State the number of lines in these records holding "that". Say nothing more.
[start of Records provided]
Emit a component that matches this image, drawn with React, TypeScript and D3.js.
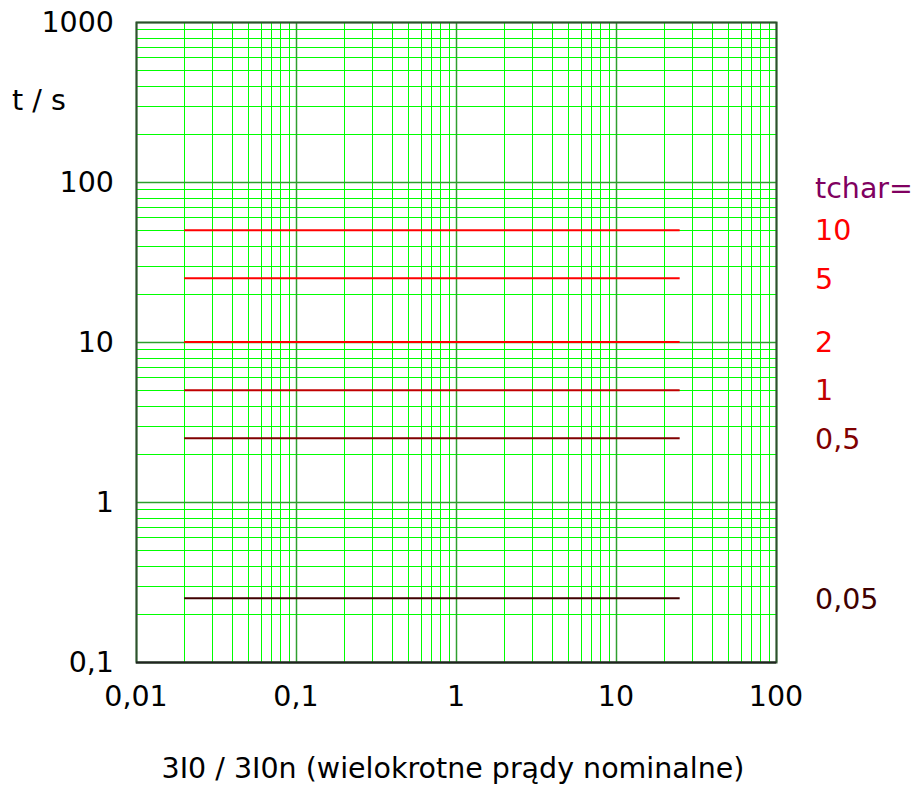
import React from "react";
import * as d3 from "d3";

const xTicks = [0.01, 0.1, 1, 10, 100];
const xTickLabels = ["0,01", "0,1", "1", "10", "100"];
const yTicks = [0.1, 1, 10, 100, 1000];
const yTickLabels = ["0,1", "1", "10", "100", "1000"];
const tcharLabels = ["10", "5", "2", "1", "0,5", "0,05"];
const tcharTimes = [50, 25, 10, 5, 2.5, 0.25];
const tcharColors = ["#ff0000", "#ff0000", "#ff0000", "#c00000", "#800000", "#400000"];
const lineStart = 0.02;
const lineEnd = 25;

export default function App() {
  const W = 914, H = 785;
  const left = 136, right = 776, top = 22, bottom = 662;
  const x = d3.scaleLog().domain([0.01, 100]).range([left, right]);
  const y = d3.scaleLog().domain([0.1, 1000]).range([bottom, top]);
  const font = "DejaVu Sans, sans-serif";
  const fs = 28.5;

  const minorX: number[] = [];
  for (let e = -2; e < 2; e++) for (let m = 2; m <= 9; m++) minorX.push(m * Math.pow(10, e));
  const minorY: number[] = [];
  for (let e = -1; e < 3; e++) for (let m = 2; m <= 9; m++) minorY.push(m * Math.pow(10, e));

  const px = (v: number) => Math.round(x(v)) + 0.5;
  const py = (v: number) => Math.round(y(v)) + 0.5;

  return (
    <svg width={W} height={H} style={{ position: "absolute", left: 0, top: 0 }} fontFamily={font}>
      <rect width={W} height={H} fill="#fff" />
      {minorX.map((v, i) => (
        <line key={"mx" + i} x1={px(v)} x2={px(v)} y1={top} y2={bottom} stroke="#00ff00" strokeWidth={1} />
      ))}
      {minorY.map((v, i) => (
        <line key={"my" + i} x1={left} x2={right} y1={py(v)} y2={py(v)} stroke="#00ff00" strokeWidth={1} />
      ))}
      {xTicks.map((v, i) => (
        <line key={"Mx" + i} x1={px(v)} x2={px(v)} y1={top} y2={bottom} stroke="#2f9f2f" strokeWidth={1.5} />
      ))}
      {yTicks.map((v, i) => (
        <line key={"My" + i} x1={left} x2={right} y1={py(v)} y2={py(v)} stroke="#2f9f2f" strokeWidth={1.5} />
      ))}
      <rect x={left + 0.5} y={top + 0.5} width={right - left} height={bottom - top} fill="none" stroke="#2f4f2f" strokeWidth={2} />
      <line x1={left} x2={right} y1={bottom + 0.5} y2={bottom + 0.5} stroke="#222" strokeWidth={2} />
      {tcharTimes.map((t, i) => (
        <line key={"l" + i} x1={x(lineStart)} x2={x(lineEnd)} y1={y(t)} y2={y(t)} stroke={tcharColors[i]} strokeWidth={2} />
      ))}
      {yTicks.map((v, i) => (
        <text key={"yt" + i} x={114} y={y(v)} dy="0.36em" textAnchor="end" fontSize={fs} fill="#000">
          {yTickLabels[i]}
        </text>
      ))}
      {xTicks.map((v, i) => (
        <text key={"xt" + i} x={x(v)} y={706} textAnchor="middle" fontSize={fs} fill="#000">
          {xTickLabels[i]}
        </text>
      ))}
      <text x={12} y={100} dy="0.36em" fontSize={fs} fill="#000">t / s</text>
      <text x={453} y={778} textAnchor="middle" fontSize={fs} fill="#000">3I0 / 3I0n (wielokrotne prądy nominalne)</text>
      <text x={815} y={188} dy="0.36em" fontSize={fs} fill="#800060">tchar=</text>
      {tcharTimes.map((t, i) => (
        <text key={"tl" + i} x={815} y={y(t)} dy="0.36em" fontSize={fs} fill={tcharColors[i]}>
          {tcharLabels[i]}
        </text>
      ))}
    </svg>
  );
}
[end of Records provided]
[start of Records provided]
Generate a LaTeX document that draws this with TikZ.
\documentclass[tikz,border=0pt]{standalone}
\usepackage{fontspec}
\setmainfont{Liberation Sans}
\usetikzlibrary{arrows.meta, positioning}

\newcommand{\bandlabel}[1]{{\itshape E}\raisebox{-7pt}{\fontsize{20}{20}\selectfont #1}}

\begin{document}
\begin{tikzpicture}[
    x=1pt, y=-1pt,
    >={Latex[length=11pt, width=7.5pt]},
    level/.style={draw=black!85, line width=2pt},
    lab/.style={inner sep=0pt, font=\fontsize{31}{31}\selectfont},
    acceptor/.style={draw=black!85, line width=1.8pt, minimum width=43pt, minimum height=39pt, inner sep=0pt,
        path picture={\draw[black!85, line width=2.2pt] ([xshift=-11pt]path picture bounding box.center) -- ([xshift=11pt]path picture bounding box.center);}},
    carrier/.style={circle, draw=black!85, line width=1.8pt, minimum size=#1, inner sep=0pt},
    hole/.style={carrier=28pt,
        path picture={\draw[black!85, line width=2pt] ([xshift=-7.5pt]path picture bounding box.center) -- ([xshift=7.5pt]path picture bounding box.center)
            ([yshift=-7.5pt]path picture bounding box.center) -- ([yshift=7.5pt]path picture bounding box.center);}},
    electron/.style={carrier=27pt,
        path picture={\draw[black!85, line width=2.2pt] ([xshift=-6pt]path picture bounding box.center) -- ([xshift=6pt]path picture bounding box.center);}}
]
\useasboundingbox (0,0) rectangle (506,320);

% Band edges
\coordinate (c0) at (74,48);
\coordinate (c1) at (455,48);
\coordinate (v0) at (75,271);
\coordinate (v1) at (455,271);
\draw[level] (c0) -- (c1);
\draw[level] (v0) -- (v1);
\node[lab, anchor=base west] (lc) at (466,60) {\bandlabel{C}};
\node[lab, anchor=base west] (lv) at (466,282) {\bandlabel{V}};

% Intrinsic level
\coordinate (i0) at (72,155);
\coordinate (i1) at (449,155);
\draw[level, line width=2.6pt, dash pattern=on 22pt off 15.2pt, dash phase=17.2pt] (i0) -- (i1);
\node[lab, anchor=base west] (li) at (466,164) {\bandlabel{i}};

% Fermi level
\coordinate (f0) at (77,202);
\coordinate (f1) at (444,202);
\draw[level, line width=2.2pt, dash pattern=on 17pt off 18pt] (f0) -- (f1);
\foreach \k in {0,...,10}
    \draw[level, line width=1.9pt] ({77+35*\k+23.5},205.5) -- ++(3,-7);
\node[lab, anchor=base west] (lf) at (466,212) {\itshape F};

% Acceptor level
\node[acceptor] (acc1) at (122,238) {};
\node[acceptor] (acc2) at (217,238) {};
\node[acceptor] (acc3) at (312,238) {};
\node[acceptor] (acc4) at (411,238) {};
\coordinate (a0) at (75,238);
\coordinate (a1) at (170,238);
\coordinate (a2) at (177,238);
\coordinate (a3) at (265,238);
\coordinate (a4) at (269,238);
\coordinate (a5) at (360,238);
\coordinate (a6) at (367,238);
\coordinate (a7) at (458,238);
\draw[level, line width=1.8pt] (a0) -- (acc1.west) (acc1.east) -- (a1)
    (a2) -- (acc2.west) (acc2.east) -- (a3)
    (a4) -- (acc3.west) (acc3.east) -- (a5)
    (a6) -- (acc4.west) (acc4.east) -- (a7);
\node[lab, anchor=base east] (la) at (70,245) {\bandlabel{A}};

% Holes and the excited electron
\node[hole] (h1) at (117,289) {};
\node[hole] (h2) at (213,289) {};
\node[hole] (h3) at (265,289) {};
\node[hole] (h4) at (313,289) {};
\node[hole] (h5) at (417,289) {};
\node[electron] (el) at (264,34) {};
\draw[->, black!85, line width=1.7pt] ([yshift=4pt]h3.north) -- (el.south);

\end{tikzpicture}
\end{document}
[end of Records provided]
_Expected answer_: 2